● Task prompt: Strip the pictures and reproduce the rest of the listing exactly.

● Stored data:
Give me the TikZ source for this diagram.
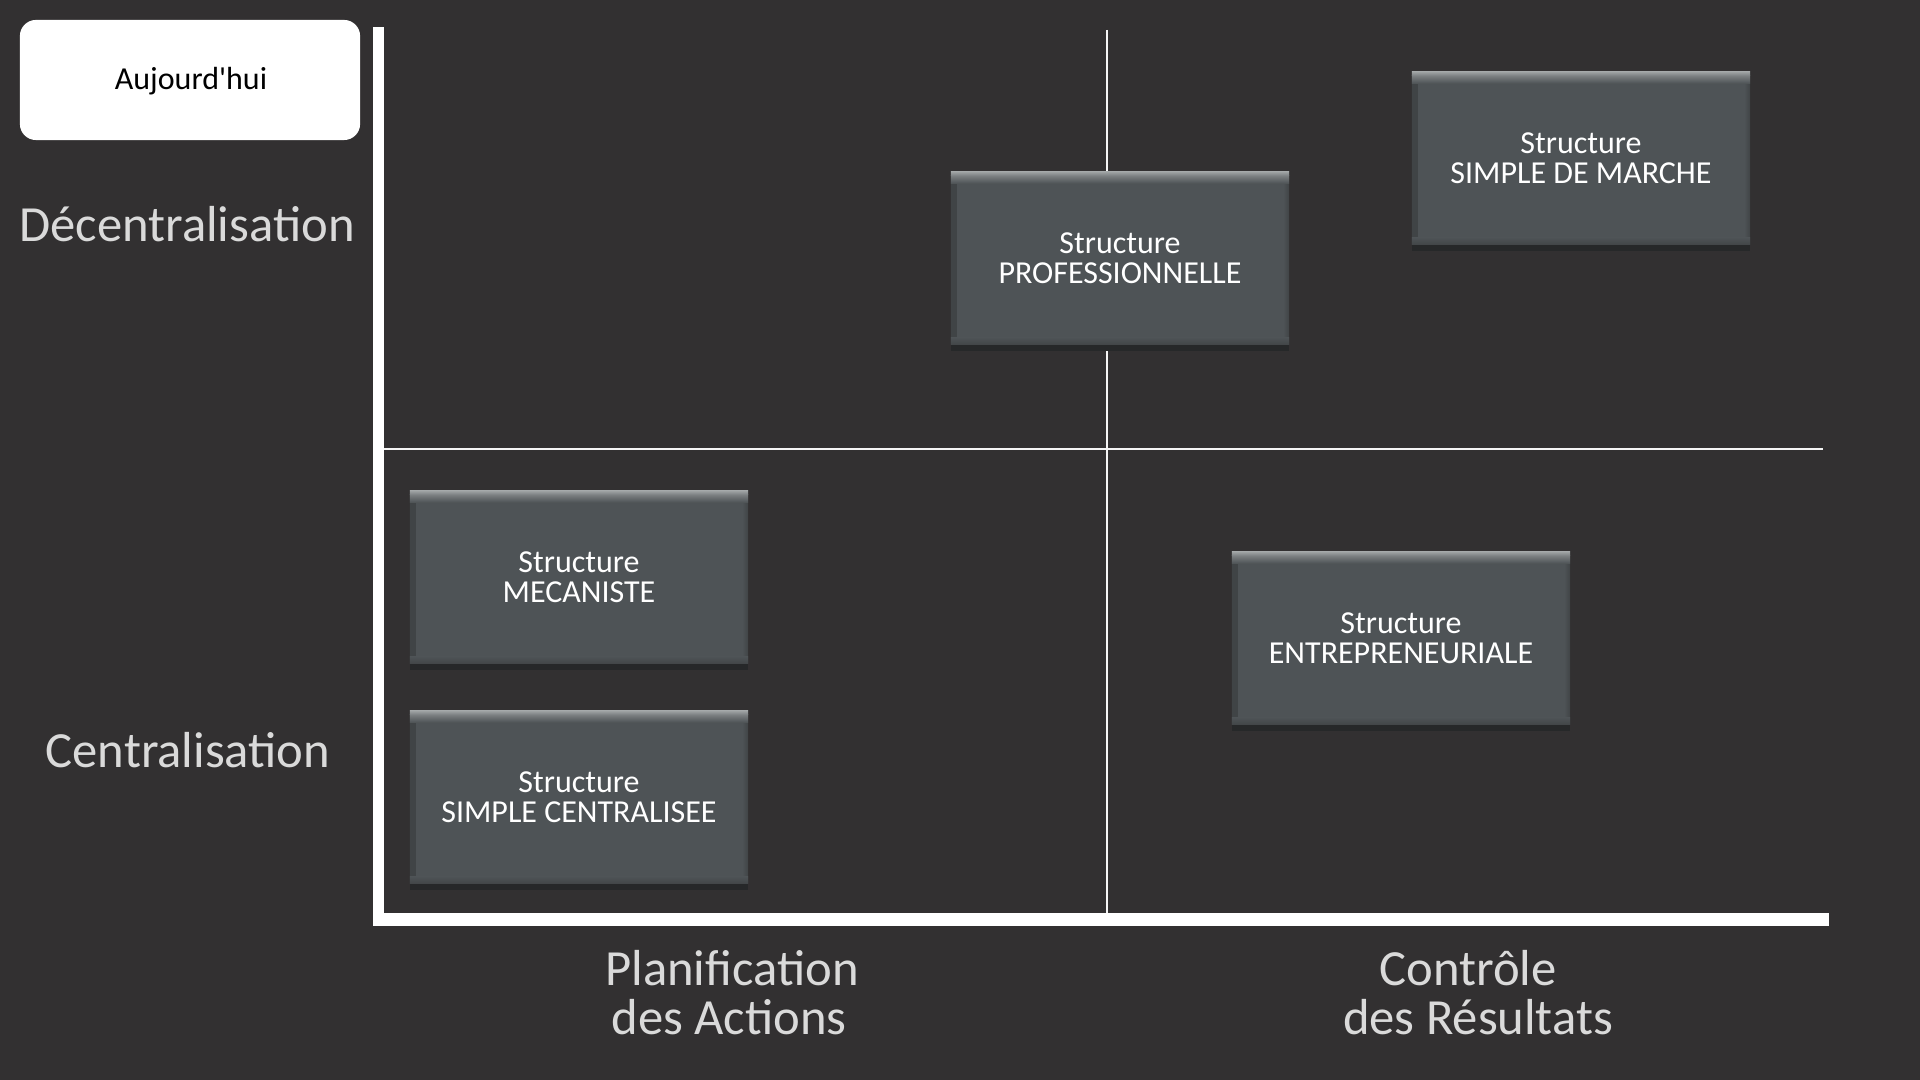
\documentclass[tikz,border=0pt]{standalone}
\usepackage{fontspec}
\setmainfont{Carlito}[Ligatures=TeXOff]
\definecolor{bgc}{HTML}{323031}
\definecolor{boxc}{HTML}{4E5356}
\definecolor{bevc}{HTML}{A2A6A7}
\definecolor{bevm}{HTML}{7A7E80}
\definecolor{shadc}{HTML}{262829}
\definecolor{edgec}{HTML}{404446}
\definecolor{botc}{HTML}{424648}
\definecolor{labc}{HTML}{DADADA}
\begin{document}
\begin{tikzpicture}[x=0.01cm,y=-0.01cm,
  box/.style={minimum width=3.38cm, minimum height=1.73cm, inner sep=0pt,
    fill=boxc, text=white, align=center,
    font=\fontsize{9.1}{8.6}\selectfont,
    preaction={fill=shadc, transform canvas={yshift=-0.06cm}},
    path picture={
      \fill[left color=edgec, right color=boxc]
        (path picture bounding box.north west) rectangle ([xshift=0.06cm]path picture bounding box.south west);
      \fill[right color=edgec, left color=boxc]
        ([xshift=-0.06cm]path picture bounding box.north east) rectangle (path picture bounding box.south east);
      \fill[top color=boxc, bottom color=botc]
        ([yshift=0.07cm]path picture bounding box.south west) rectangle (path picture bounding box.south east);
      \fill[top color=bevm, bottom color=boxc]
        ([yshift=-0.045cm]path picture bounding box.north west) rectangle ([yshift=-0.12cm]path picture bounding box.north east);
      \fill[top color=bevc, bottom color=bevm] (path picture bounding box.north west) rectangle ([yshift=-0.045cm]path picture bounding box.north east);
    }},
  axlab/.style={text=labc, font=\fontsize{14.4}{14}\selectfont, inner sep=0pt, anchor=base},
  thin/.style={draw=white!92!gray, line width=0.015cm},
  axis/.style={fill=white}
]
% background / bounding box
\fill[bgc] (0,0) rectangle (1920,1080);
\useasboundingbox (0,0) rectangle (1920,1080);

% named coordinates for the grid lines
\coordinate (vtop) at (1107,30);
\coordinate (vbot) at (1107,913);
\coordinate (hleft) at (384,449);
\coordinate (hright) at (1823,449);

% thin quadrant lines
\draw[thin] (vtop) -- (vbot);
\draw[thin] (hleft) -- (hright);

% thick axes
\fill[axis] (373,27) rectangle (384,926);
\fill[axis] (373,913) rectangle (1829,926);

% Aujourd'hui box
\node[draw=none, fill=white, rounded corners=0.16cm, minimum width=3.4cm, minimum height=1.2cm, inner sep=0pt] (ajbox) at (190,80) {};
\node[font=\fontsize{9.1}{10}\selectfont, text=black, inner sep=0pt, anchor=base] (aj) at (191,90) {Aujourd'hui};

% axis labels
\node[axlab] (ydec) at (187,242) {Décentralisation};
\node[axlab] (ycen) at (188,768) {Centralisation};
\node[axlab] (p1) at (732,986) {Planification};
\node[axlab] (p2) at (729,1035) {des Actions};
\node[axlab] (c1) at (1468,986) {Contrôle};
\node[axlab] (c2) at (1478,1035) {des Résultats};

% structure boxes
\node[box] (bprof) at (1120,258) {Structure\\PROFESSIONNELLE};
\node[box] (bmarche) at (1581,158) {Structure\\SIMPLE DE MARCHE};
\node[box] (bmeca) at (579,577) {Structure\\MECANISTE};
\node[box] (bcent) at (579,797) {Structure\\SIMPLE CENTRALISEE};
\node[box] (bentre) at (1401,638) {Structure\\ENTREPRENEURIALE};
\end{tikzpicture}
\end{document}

● Exercise output:
Give me the TikZ source for this diagram.
\documentclass[tikz,border=0pt]{standalone}
\usepackage{fontspec}
\setmainfont{Carlito}[Ligatures=TeXOff]
\definecolor{bgc}{HTML}{323031}
\definecolor{boxc}{HTML}{4E5356}
\definecolor{bevc}{HTML}{A2A6A7}
\definecolor{bevm}{HTML}{7A7E80}
\definecolor{shadc}{HTML}{262829}
\definecolor{edgec}{HTML}{404446}
\definecolor{botc}{HTML}{424648}
\definecolor{labc}{HTML}{DADADA}
\begin{document}
\begin{tikzpicture}[x=0.01cm,y=-0.01cm,
  box/.style={minimum width=3.38cm, minimum height=1.73cm, inner sep=0pt,
    fill=boxc, text=white, align=center,
    font=\fontsize{9.1}{8.6}\selectfont,
    preaction={fill=shadc, transform canvas={yshift=-0.06cm}},
    path picture={
      \fill[left color=edgec, right color=boxc]
        (path picture bounding box.north west) rectangle ([xshift=0.06cm]path picture bounding box.south west);
      \fill[right color=edgec, left color=boxc]
        ([xshift=-0.06cm]path picture bounding box.north east) rectangle (path picture bounding box.south east);
      \fill[top color=boxc, bottom color=botc]
        ([yshift=0.07cm]path picture bounding box.south west) rectangle (path picture bounding box.south east);
      \fill[top color=bevm, bottom color=boxc]
        ([yshift=-0.045cm]path picture bounding box.north west) rectangle ([yshift=-0.12cm]path picture bounding box.north east);
      \fill[top color=bevc, bottom color=bevm] (path picture bounding box.north west) rectangle ([yshift=-0.045cm]path picture bounding box.north east);
    }},
  axlab/.style={text=labc, font=\fontsize{14.4}{14}\selectfont, inner sep=0pt, anchor=base},
  thin/.style={draw=white!92!gray, line width=0.015cm},
  axis/.style={fill=white}
]
% background / bounding box
\fill[bgc] (0,0) rectangle (1920,1080);
\useasboundingbox (0,0) rectangle (1920,1080);

% named coordinates for the grid lines
\coordinate (vtop) at (1107,30);
\coordinate (vbot) at (1107,913);
\coordinate (hleft) at (384,449);
\coordinate (hright) at (1823,449);

% thin quadrant lines
\draw[thin] (vtop) -- (vbot);
\draw[thin] (hleft) -- (hright);

% thick axes
\fill[axis] (373,27) rectangle (384,926);
\fill[axis] (373,913) rectangle (1829,926);

% Aujourd'hui box
\node[draw=none, fill=white, rounded corners=0.16cm, minimum width=3.4cm, minimum height=1.2cm, inner sep=0pt] (ajbox) at (190,80) {};
\node[font=\fontsize{9.1}{10}\selectfont, text=black, inner sep=0pt, anchor=base] (aj) at (191,90) {Aujourd'hui};

% axis labels
\node[axlab] (ydec) at (187,242) {Décentralisation};
\node[axlab] (ycen) at (188,768) {Centralisation};
\node[axlab] (p1) at (732,986) {Planification};
\node[axlab] (p2) at (729,1035) {des Actions};
\node[axlab] (c1) at (1468,986) {Contrôle};
\node[axlab] (c2) at (1478,1035) {des Résultats};

% structure boxes
\node[box] (bprof) at (1120,258) {Structure\\PROFESSIONNELLE};
\node[box] (bmarche) at (1581,158) {Structure\\SIMPLE DE MARCHE};
\node[box] (bmeca) at (579,577) {Structure\\MECANISTE};
\node[box] (bcent) at (579,797) {Structure\\SIMPLE CENTRALISEE};
\node[box] (bentre) at (1401,638) {Structure\\ENTREPRENEURIALE};
\end{tikzpicture}
\end{document}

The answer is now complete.